CCD Chip - Typically, this is the type of image sensor/recording medium, used in dSLR cameras.
JPEG - A file format that compresses and saves the photographic data, as soon as the photo is taken.
RAW - A file format in dSLR’s, that saves all image information, captured onto the image sensor. This file format produces the highest quality images.
Minimum Focus Distance - Varied with each lens, this is the minimum distance you must be standing from your subject, for the lens to properly focus.
Focal Length - Distance from the center of the lens to the image sensor plane. This is measured in “mm” and determines how much of the subject/scene that the lens can capture.
Resolution - The amount of data/pixels recorded in an image.
Exposure - The brightness or darkness level of the photo, caused by the amount of light captured on the photographic medium. In other words, how much light you let into the camera.
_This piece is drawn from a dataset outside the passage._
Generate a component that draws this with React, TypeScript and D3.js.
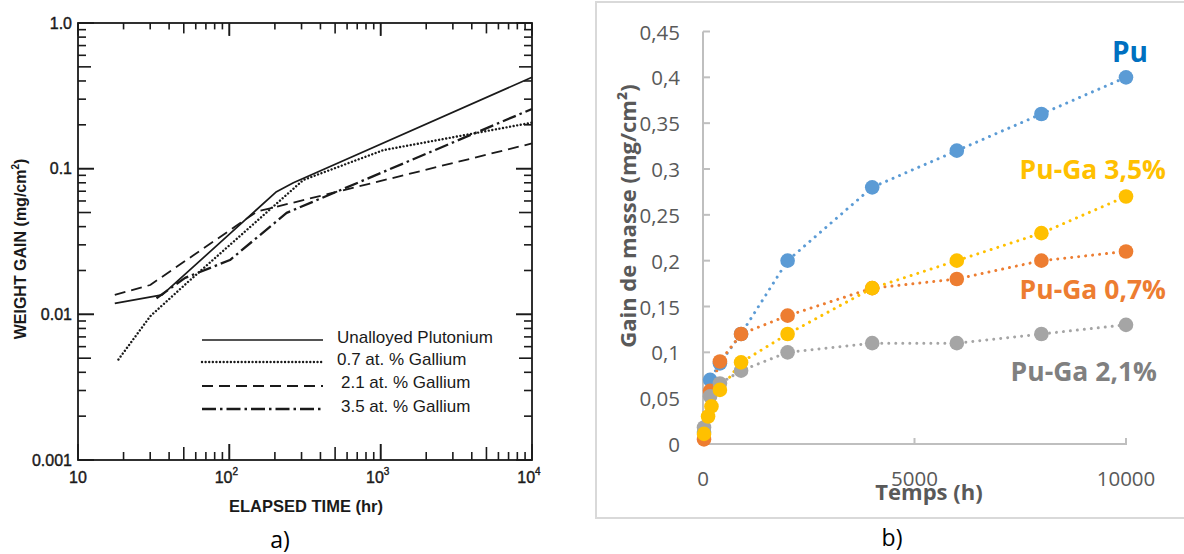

Shutter Speed - The length of time, measured in seconds, that the shutter is open to capture and record the photographic data. 1”= 1 second : 1/50 = 1/50th of a second : The smaller the number the faster the shutter speed. Shutter speed affects exposure and the way movement appears in a photo.
Aperture - Measured in f-stops, aperture controls the size of the opening in your lens. The size of the opening controls the amount of light that passes through the lens to the image sensor.
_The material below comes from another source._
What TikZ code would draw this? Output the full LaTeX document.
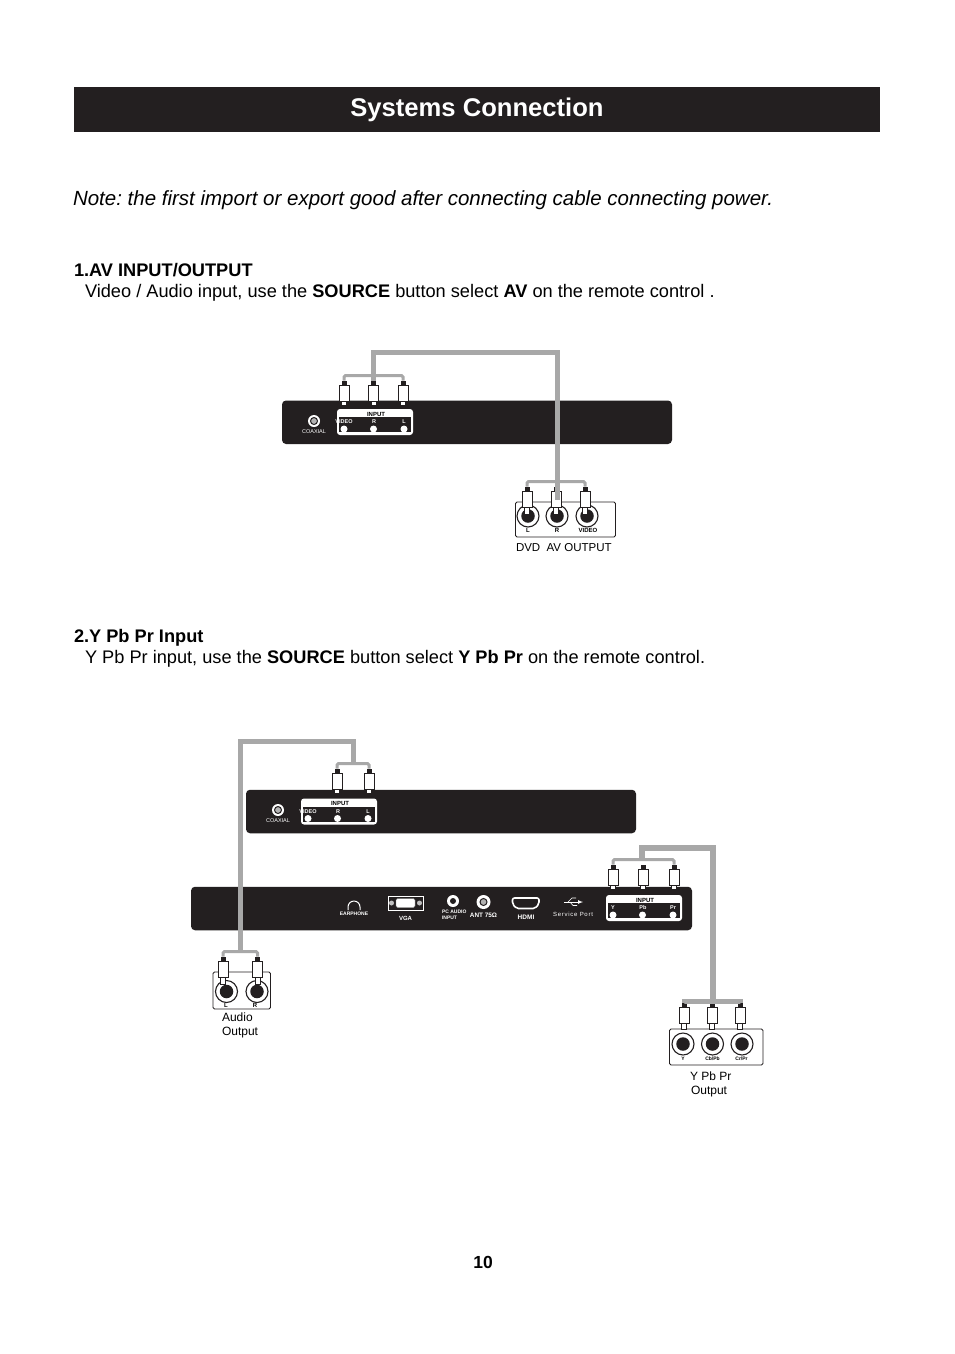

F-Stop - Measurement of how much light passes through a lens, determined by the how open or closed the aperture is. This is used to regulate exposure and control depth of field. The wider the aperture opening, the more light passes through, but the smaller the f-stop number.
Depth of Field - The range of sharpness in front of and behind the subject. This is determined by aperture [f-stop], focal length, and focus distance.
Stop down the lens - A term referring to decreasing the size of the aperture [lens opening].
ie: increasing the f-stop # = Stopping down the f-stop -> # gets larger -> hole gets smaller -> less light comes in -> depth of field increases
Open up the lens - A term referring to increasing the size of the aperture [lens opening].
ie: decreasing f-stop # = Opening the f-stop -> # gets smaller -> hole gets larger -> more light comes in -> depth of field decreases
ISO - The camera’s sensitivity to light.
Noise - This is the unwanted appearance of a dusty or grainy look, due to increasing the ISO too high [typically]. Every camera has different ISO allowances where noise will be visible. For instance the ISO on my camera ranges - 100, 200, 400, 800, 1600. There is a slight, but noticeable degradation of quality [noise] when my camera is set to 800 ISO and very noticeable noise when set at 1600.